Eric Demarsan, né en 1938, est reconnu pour être le seul compositeur à avoir composé par deux fois pour Jean-Pierre Melville (L'armée des ombres, Le Cercle rouge​) qu’il a rencontré dans le cadre de son activité d’orchestrateur auprès de François de Roubaix (sur Le Samourai). De là il devient un compositeur pour le cinéma très actif dans les années 70 (notamment auprès de Jean-Pierre Mocky - L’Ibis Rouge…). Il a fait un retour marqué dans les années 2000 lorsque Guillaume Nicloux lui confie la musique d’Une Affaire privée (2002), réalisateur qu’il retrouvera régulièrement (Cette femme-là, The End…), ainsi que par sa rencontre à la télévision avec Hervé Hadmar (Les Oubliées, Pigalle la nuit…).

Cinezik : Comment s'est passé votre travail avec Melville ?
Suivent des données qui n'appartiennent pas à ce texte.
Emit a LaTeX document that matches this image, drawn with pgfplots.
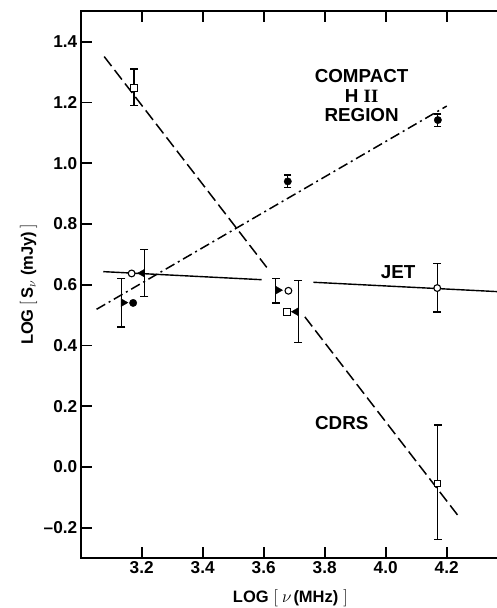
\documentclass[border=0pt]{standalone}
\usepackage{fontspec}
\setmainfont{Liberation Sans}
\newfontfamily\serifbf{Liberation Serif}
\usepackage{pgfplots}
\pgfplotsset{compat=1.18}
\begin{document}
\begin{tikzpicture}
\begin{axis}[
  at={(0,0)}, anchor=south west,
  scale only axis, width=427pt, height=546.8pt,
  xmin=3.0, xmax=4.4, ymin=-0.3, ymax=1.5,
  xtick={3.2,3.4,3.6,3.8,4.0,4.2},
  xticklabels={3.2,3.4,3.6,3.8,4.0,4.2},
  ytick={-0.2,0,0.2,0.4,0.6,0.8,1.0,1.2,1.4},
  yticklabels={--0.2,0.0,0.2,0.4,0.6,0.8,1.0,1.2,1.4},
  tick align=inside, major tick length=11pt,
  tick style={line width=1.7pt, black},
  axis line style={line width=1.8pt},
  ticklabel style={font=\fontsize{17.2}{19}\selectfont\bfseries},
  xlabel={\bfseries LOG\hspace{5pt}$\big[$\hspace{4pt}$\nu$\hspace{2pt}(MHz)\hspace{5pt}$\big]$},
  ylabel={\bfseries LOG\hspace{4pt}$\big[$\hspace{2pt}S$_{\nu}$\hspace{5pt}(mJy)\hspace{3pt}$\big]$},
  every axis x label/.style={at={(axis description cs:0.491,-0.0732)}, anchor=center, font=\fontsize{16.5}{19}\selectfont},
  every axis y label/.style={at={(axis description cs:-0.122,0.5)}, anchor=center, rotate=90, font=\fontsize{16.5}{19}\selectfont},
]
% JET (solid)
\addplot[black, line width=1.4pt] coordinates {(3.074,0.643) (3.593,0.6165)};
\addplot[black, line width=1.4pt] coordinates {(3.763,0.608) (4.37,0.577)};
% CDRS (long dashed)
\addplot[black, line width=1.5pt, dash pattern=on 12pt off 5pt] coordinates {(3.077,1.351) (3.61,0.657)};
\addplot[black, line width=1.5pt, dash pattern=on 12pt off 5pt] coordinates {(3.735,0.494) (4.244,-0.169)};
% Compact HII (dash-dot)
\addplot[black, line width=1.5pt, dash pattern=on 10pt off 4pt on 2pt off 4pt] coordinates {(3.052,0.519) (4.2,1.188)};
% error bars
\addplot[black, line width=1.2pt, mark=-, mark size=4pt] coordinates {(3.175,1.19) (3.175,1.31)};
\addplot[black, line width=1.2pt, mark=-, mark size=4pt] coordinates {(4.17,-0.24) (4.17,0.138)};
\addplot[black, line width=1.2pt, mark=-, mark size=4pt] coordinates {(4.169,0.51) (4.169,0.67)};
\addplot[black, line width=1.2pt, mark=-, mark size=3.5pt] coordinates {(3.679,0.919) (3.679,0.961)};
\addplot[black, line width=1.2pt, mark=-, mark size=3.5pt] coordinates {(4.171,1.12) (4.171,1.162)};
\addplot[black, line width=1.2pt, mark=-, mark size=4pt] coordinates {(3.133,0.461) (3.133,0.621)};
\addplot[black, line width=1.2pt, mark=-, mark size=4pt] coordinates {(3.209,0.56) (3.209,0.717)};
\addplot[black, line width=1.2pt, mark=-, mark size=4pt] coordinates {(3.640,0.54) (3.640,0.62)};
\addplot[black, line width=1.2pt, mark=-, mark size=4pt] coordinates {(3.713,0.41) (3.713,0.613)};
% triangles pointing right
\addplot[only marks, mark=triangle*, mark size=4.5pt, mark options={rotate=-90, fill=black, draw=black}] coordinates {(3.140,0.541) (3.647,0.582)};
% triangles pointing left
\addplot[only marks, mark=triangle*, mark size=4.5pt, mark options={rotate=90, fill=black, draw=black}] coordinates {(3.2016,0.638) (3.7056,0.511)};
% JET open circles
\addplot[only marks, mark=*, mark size=3.4pt, mark options={fill=white, draw=black, line width=1.1pt}] coordinates {(3.167,0.637) (3.681,0.58) (4.169,0.589)};
% CDRS open squares
\addplot[only marks, mark=square*, mark size=3.3pt, mark options={fill=white, draw=black, line width=1.1pt}] coordinates {(3.175,1.248) (3.677,0.51) (4.17,-0.054)};
% Compact HII filled circles
\addplot[only marks, mark=*, mark size=3.7pt, mark options={fill=black, draw=black}] coordinates {(3.172,0.54) (3.679,0.94) (4.171,1.142)};
% labels
\node[align=center, font=\fontsize{18.8}{19.4}\selectfont\bfseries] at (axis cs:3.921,1.222) {COMPACT\\H {\serifbf II}\\REGION};
\node[font=\fontsize{18.8}{19.4}\selectfont\bfseries] at (axis cs:4.041,0.643) {JET};
\node[font=\fontsize{18.8}{19.4}\selectfont\bfseries] at (axis cs:3.856,0.1445) {CDRS};
\end{axis}
\pgfresetboundingbox
\path (-80.7pt,-49.9pt) rectangle (416.3pt,558.1pt);
\end{tikzpicture}
\end{document}
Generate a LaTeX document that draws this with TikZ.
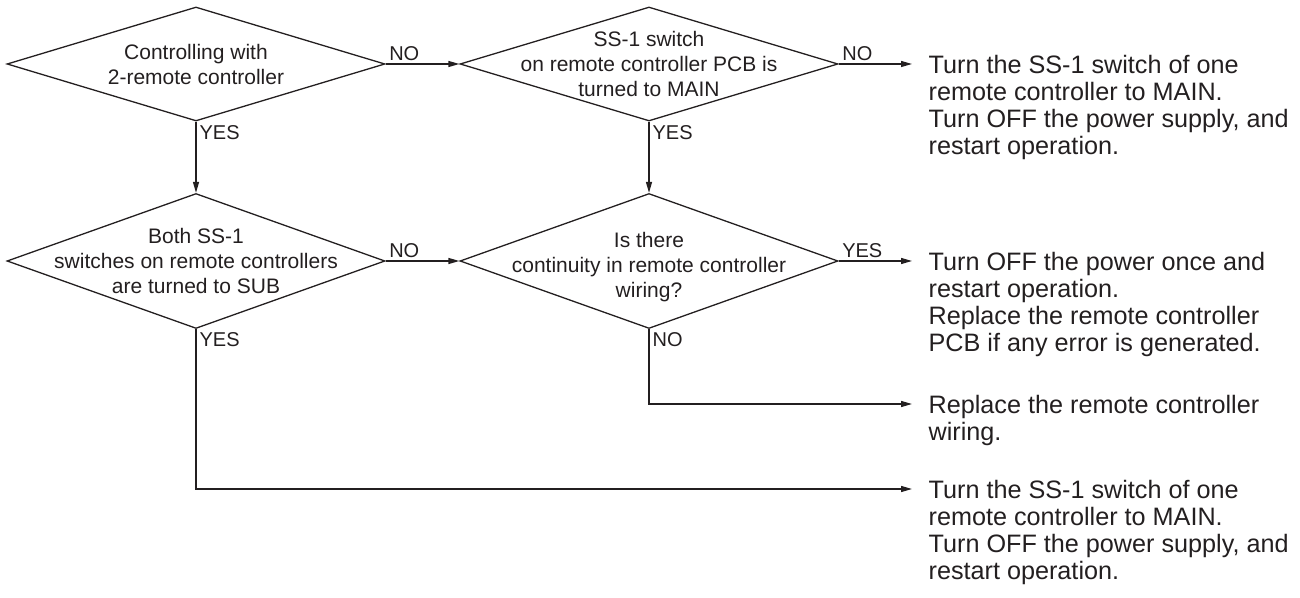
\documentclass[tikz,border=0pt]{standalone}
\usepackage{fontspec}
\setmainfont{Liberation Sans}
\usepackage{tikz}
\usetikzlibrary{arrows.meta,positioning,calc,shapes.geometric}
\definecolor{ink}{HTML}{231F20}

\begin{document}
\begin{tikzpicture}[x=0.5pt,y=-0.5pt,line width=0.65pt,draw=ink,text=ink,
    decision/.style={diamond,draw=ink,inner sep=0pt,minimum width=189pt,minimum height=57pt},
    tall/.style={minimum height=67.5pt},
    qtext/.style={align=center,inner sep=0pt,font=\fontsize{10.5pt}{12.5pt}\selectfont},
    action/.style={anchor=north west,align=left,inner sep=0pt,font=\fontsize{12.6pt}{13.5pt}\selectfont},
    lbl/.style={inner sep=1.5pt,font=\fontsize{10pt}{12pt}\selectfont},
    flow/.style={draw=ink,-{Triangle[length=5.5pt,width=3pt]}}]
  \useasboundingbox (0,0) rectangle (1300,598);

  % questions
  \node[decision] (d1) at (196,64) {};
  \node[qtext] (q1) at (d1) {Controlling with\\2-remote controller};
  \node[decision] (d2) at (649,64) {};
  \node[qtext] (q2) at (d2) {SS-1 switch\\on remote controller PCB is\\turned to MAIN};
  \node[decision,tall] (d3) at (196,261) {};
  \node[qtext] (q3) at (d3) {Both SS-1\\switches on remote controllers\\are turned to SUB};
  \node[decision,tall] (d4) at (649,261) {};
  \node[qtext] (q4) at ([yshift=-3pt]d4.center) {Is there\\continuity in remote controller\\wiring?};

  % what to do
  \node[action] (a1) at (928,54.6) {Turn the SS-1 switch of one\\remote controller to MAIN.\\Turn OFF the power supply, and\\restart operation.};
  \node[action] (a2) at (928,251.6) {Turn OFF the power once and\\restart operation.\\Replace the remote controller\\PCB if any error is generated.};
  \node[action] (a3) at (928,394.6) {Replace the remote controller\\wiring.};
  \node[action] (a4) at (928,479.6) {Turn the SS-1 switch of one\\remote controller to MAIN.\\Turn OFF the power supply, and\\restart operation.};
  \foreach \i in {1,...,4}
    \coordinate (t\i) at ([xshift=-8pt,yshift=-4.7pt]a\i.north west);

  % connectors
  \draw[flow] (d1.east) -- node[lbl,pos=0,anchor=south west] (n1) {NO} (d2.west);
  \draw[flow] (d2.east) -- node[lbl,pos=0,anchor=south west] (n2) {NO} (d2.east -| t1);
  \draw[flow] (d1.south) -- node[lbl,pos=0,anchor=north west] (y1) {YES} (d3.north);
  \draw[flow] (d2.south) -- node[lbl,pos=0,anchor=north west] (y2) {YES} (d4.north);
  \draw[flow] (d3.east) -- node[lbl,pos=0,anchor=south west] (n3) {NO} (d4.west);
  \draw[flow] (d4.east) -- node[lbl,pos=0,anchor=south west] (y4) {YES} (d4.east -| t2);
  \draw[flow] (d4.south) |- node[lbl,pos=0,anchor=north west] (n4) {NO} (t3);
  \draw[flow] (d3.south) |- node[lbl,pos=0,anchor=north west] (y3) {YES} (t4);
\end{tikzpicture}
\end{document}
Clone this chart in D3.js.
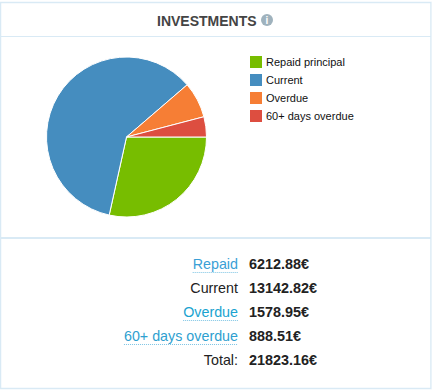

Eric Demarsan : Mon travail avec Melville fut des moments formidables car c'était une grande personne, très difficile et exaltant de travailler avec lui. Je suis fier d'être le seul musicien à avoir fait deux films pour lui. Pour L'armée des ombres, je n'avais pas vu une seule image, ni lu le scénario, il m'avait juste dit qu'il faisait un film sur la résistance, en mélangeant des anecdotes sur la vie des résistants et en les rassemblant pour en faire un film. Ce n'est pas un film de guerre, il n'y a pas de troupes allemandes qui débarquent, c'est un film pudique et austère. Melville voulait un thème dépouillé, sans fioritures, fort et grave. C'est à peu près les seules indications qu'il m'a données.

J'ai donc tout d'abord joué un premier thème sur un orgue Farfisa, puis Melville m'en demande un deuxième en m'expliquant la scène, je revenais donc avec un autre thème, puis il m'invite à orchestrer autrement ce thème pour le personnage joué par Simone Signoret. A l'époque, il n'y avait pas d'ordinateurs pour faciliter la présentation d'un thème, et c'était tant mieux car je suis partisan du stylo, de la gomme et du papier même si les nouveaux matériels aident à présenter grossièrement un thème au réalisateur. Mais à cette époque, il fallait lui expliquer en lui indiquant les instruments joués à tel moment. Mais Melville était mélomane, il aimait le jazz, par contre, détestait la musique pop. Ensuite, j'ai fini par voir les images, définit les endroits au montage où ma musique intervenait, puis j'ai enregistré. Puis, il a fait son mixage comme il le souhaitait. Je ne devais pas y assister. Le montage des images et des musiques chamboulait totalement ce qui avait été prévu, je n'étais pas mis au courant. C'est lui le maître d'œuvre. J'avais été informé du sort de ma musique qu'à la fin du mixage. Et comme c'était un homme de talent, ce que j'avais écrit était formidablement organisé, je n'avais aucune critique à formuler.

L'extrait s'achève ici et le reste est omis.